*Goal*.
Leave out the pictures and transcribe everything else exactly.

__________________________________________________

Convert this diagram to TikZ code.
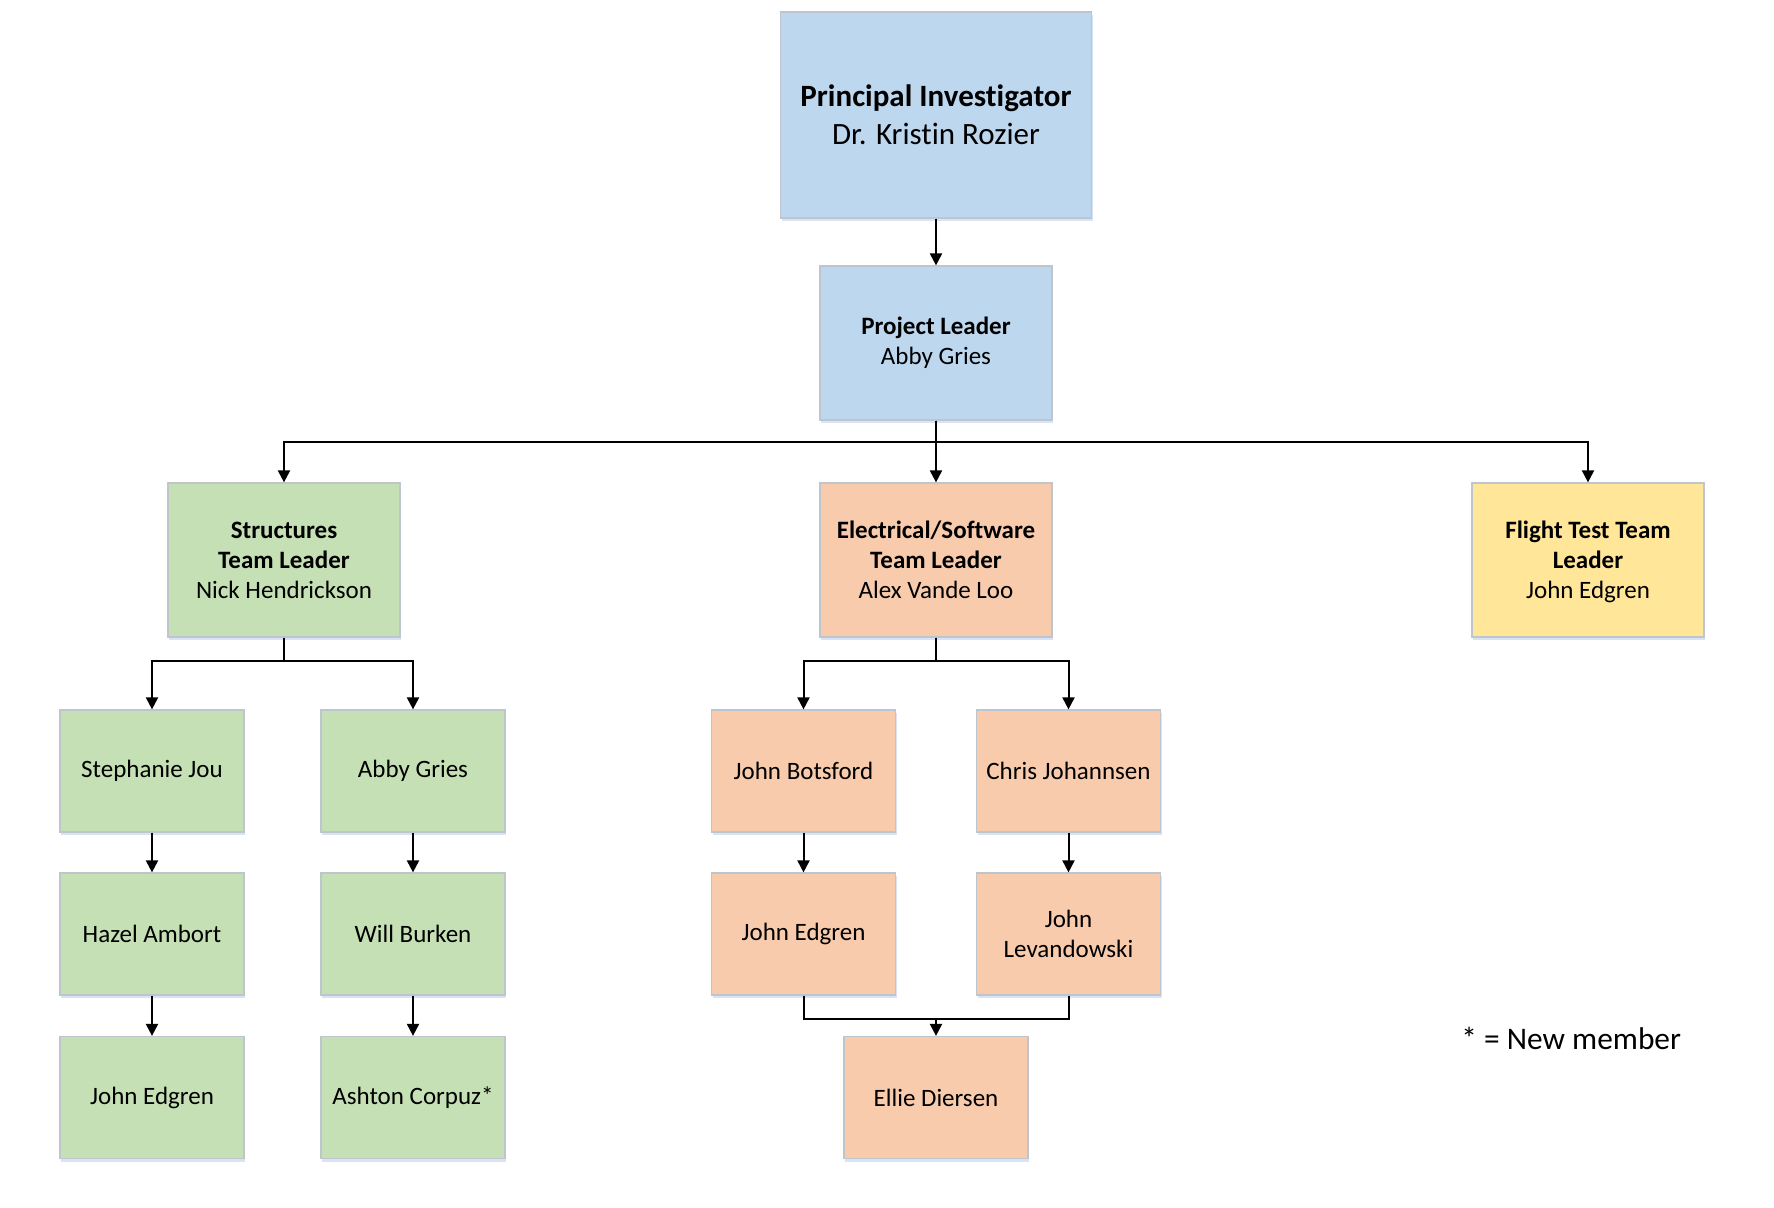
\documentclass[tikz,border=0pt]{standalone}
\usepackage{fontspec}
\setmainfont[Ligatures={NoCommon}]{Carlito}
\usetikzlibrary{arrows.meta,shadows}
\definecolor{cblue}{HTML}{BDD7EE}
\definecolor{cgreen}{HTML}{C5E0B4}
\definecolor{corange}{HTML}{F8CBAD}
\definecolor{cyellow}{HTML}{FFE699}
\definecolor{cborder}{HTML}{BFC5CC}
\definecolor{cshadow}{HTML}{A9C4E8}
\tikzset{
  box/.style={draw=cborder, line width=0.6pt, align=center, inner sep=0pt,
    font=\fontsize{12.5}{15}\selectfont,
    drop shadow={shadow xshift=0.6pt, shadow yshift=-1.6pt, fill=cshadow, opacity=0.45}},
  bigbox/.style={box, minimum width=116pt, minimum height=77pt},
  smallbox/.style={box, minimum width=92pt, minimum height=61pt},
  conn/.style={line width=1pt, draw=black},
  arr/.style={conn, -{Triangle[length=6pt,width=6pt]}}
}
\begin{document}
\begin{tikzpicture}[x=0.5pt,y=-0.5pt]
\useasboundingbox (0,0) rectangle (1774,1208);
% top
\node[box, fill=cblue, minimum width=155.5pt, minimum height=103pt,
  font=\fontsize{15.5}{19}\selectfont] (pi) at (936,115)
  {\textbf{Principal Investigator}\\Dr. Kristin Rozier};
\node[bigbox, fill=cblue] (pl) at (936,343) {\textbf{Project Leader}\\Abby Gries};
% team leaders
\node[bigbox, fill=cgreen] (st) at (284,560) {\textbf{Structures}\\\textbf{Team Leader}\\Nick Hendrickson};
\node[bigbox, fill=corange] (el) at (936,560) {\textbf{Electrical/Software}\\\textbf{Team Leader}\\Alex Vande Loo};
\node[bigbox, fill=cyellow] (ft) at (1588,560) {\textbf{Flight Test Team}\\\textbf{Leader}\\\smash{John Edgren}};
% structures members
\node[smallbox, fill=cgreen] (s1) at (152,771) {Stephanie Jou};
\node[smallbox, fill=cgreen] (s2) at (413,771) {Abby Gries};
\node[smallbox, fill=cgreen] (s3) at (152,934) {Hazel Ambort};
\node[smallbox, fill=cgreen] (s4) at (413,934) {Will Burken};
\node[smallbox, fill=cgreen] (s5) at (152,1097.5) {John Edgren};
\node[smallbox, fill=cgreen] (s6) at (413,1097.5) {Ashton Corpuz*};
% electrical members
\node[smallbox, fill=corange] (e1) at (803.5,771) {John Botsford};
\node[smallbox, fill=corange] (e2) at (1068.5,771) {Chris Johannsen};
\node[smallbox, fill=corange] (e3) at (803.5,934) {John Edgren};
\node[smallbox, fill=corange] (e4) at (1068.5,934) {John\\Levandowski};
\node[smallbox, fill=corange] (e5) at (936,1097.5) {Ellie Diersen};
% legend
\node[anchor=base west, inner sep=0pt, font=\fontsize{15.7}{19}\selectfont] (leg) at (1461,1049) {* = New member};
% junction points
\coordinate (b1) at (936,442);
\coordinate (b2) at (284,661);
\coordinate (b3) at (936,661);
\coordinate (m) at (936,1019);
% connectors
\draw[arr] (pi.south) -- (pl.north);
\draw[arr] (pl.south) -- (b1) -| (st.north);
\draw[arr] (pl.south) -- (b1) -| (ft.north);
\draw[arr] (pl.south) -- (el.north);
\draw[arr] (st.south) -- (b2) -| (s1.north);
\draw[arr] (st.south) -- (b2) -| (s2.north);
\draw[arr] (el.south) -- (b3) -| (e1.north);
\draw[arr] (el.south) -- (b3) -| (e2.north);
\draw[arr] (s1.south) -- (s3.north);
\draw[arr] (s3.south) -- (s5.north);
\draw[arr] (s2.south) -- (s4.north);
\draw[arr] (s4.south) -- (s6.north);
\draw[arr] (e1.south) -- (e3.north);
\draw[arr] (e2.south) -- (e4.north);
\draw[conn] (e3.south) |- (m);
\draw[conn] (e4.south) |- (m);
\draw[arr] (m) -- (e5.north);
\end{tikzpicture}
\end{document}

__________________________________________________

*Problem solution*.
Convert this diagram to TikZ code.
\documentclass[tikz,border=0pt]{standalone}
\usepackage{fontspec}
\setmainfont[Ligatures={NoCommon}]{Carlito}
\usetikzlibrary{arrows.meta,shadows}
\definecolor{cblue}{HTML}{BDD7EE}
\definecolor{cgreen}{HTML}{C5E0B4}
\definecolor{corange}{HTML}{F8CBAD}
\definecolor{cyellow}{HTML}{FFE699}
\definecolor{cborder}{HTML}{BFC5CC}
\definecolor{cshadow}{HTML}{A9C4E8}
\tikzset{
  box/.style={draw=cborder, line width=0.6pt, align=center, inner sep=0pt,
    font=\fontsize{12.5}{15}\selectfont,
    drop shadow={shadow xshift=0.6pt, shadow yshift=-1.6pt, fill=cshadow, opacity=0.45}},
  bigbox/.style={box, minimum width=116pt, minimum height=77pt},
  smallbox/.style={box, minimum width=92pt, minimum height=61pt},
  conn/.style={line width=1pt, draw=black},
  arr/.style={conn, -{Triangle[length=6pt,width=6pt]}}
}
\begin{document}
\begin{tikzpicture}[x=0.5pt,y=-0.5pt]
\useasboundingbox (0,0) rectangle (1774,1208);
% top
\node[box, fill=cblue, minimum width=155.5pt, minimum height=103pt,
  font=\fontsize{15.5}{19}\selectfont] (pi) at (936,115)
  {\textbf{Principal Investigator}\\Dr. Kristin Rozier};
\node[bigbox, fill=cblue] (pl) at (936,343) {\textbf{Project Leader}\\Abby Gries};
% team leaders
\node[bigbox, fill=cgreen] (st) at (284,560) {\textbf{Structures}\\\textbf{Team Leader}\\Nick Hendrickson};
\node[bigbox, fill=corange] (el) at (936,560) {\textbf{Electrical/Software}\\\textbf{Team Leader}\\Alex Vande Loo};
\node[bigbox, fill=cyellow] (ft) at (1588,560) {\textbf{Flight Test Team}\\\textbf{Leader}\\\smash{John Edgren}};
% structures members
\node[smallbox, fill=cgreen] (s1) at (152,771) {Stephanie Jou};
\node[smallbox, fill=cgreen] (s2) at (413,771) {Abby Gries};
\node[smallbox, fill=cgreen] (s3) at (152,934) {Hazel Ambort};
\node[smallbox, fill=cgreen] (s4) at (413,934) {Will Burken};
\node[smallbox, fill=cgreen] (s5) at (152,1097.5) {John Edgren};
\node[smallbox, fill=cgreen] (s6) at (413,1097.5) {Ashton Corpuz*};
% electrical members
\node[smallbox, fill=corange] (e1) at (803.5,771) {John Botsford};
\node[smallbox, fill=corange] (e2) at (1068.5,771) {Chris Johannsen};
\node[smallbox, fill=corange] (e3) at (803.5,934) {John Edgren};
\node[smallbox, fill=corange] (e4) at (1068.5,934) {John\\Levandowski};
\node[smallbox, fill=corange] (e5) at (936,1097.5) {Ellie Diersen};
% legend
\node[anchor=base west, inner sep=0pt, font=\fontsize{15.7}{19}\selectfont] (leg) at (1461,1049) {* = New member};
% junction points
\coordinate (b1) at (936,442);
\coordinate (b2) at (284,661);
\coordinate (b3) at (936,661);
\coordinate (m) at (936,1019);
% connectors
\draw[arr] (pi.south) -- (pl.north);
\draw[arr] (pl.south) -- (b1) -| (st.north);
\draw[arr] (pl.south) -- (b1) -| (ft.north);
\draw[arr] (pl.south) -- (el.north);
\draw[arr] (st.south) -- (b2) -| (s1.north);
\draw[arr] (st.south) -- (b2) -| (s2.north);
\draw[arr] (el.south) -- (b3) -| (e1.north);
\draw[arr] (el.south) -- (b3) -| (e2.north);
\draw[arr] (s1.south) -- (s3.north);
\draw[arr] (s3.south) -- (s5.north);
\draw[arr] (s2.south) -- (s4.north);
\draw[arr] (s4.south) -- (s6.north);
\draw[arr] (e1.south) -- (e3.north);
\draw[arr] (e2.south) -- (e4.north);
\draw[conn] (e3.south) |- (m);
\draw[conn] (e4.south) |- (m);
\draw[arr] (m) -- (e5.north);
\end{tikzpicture}
\end{document}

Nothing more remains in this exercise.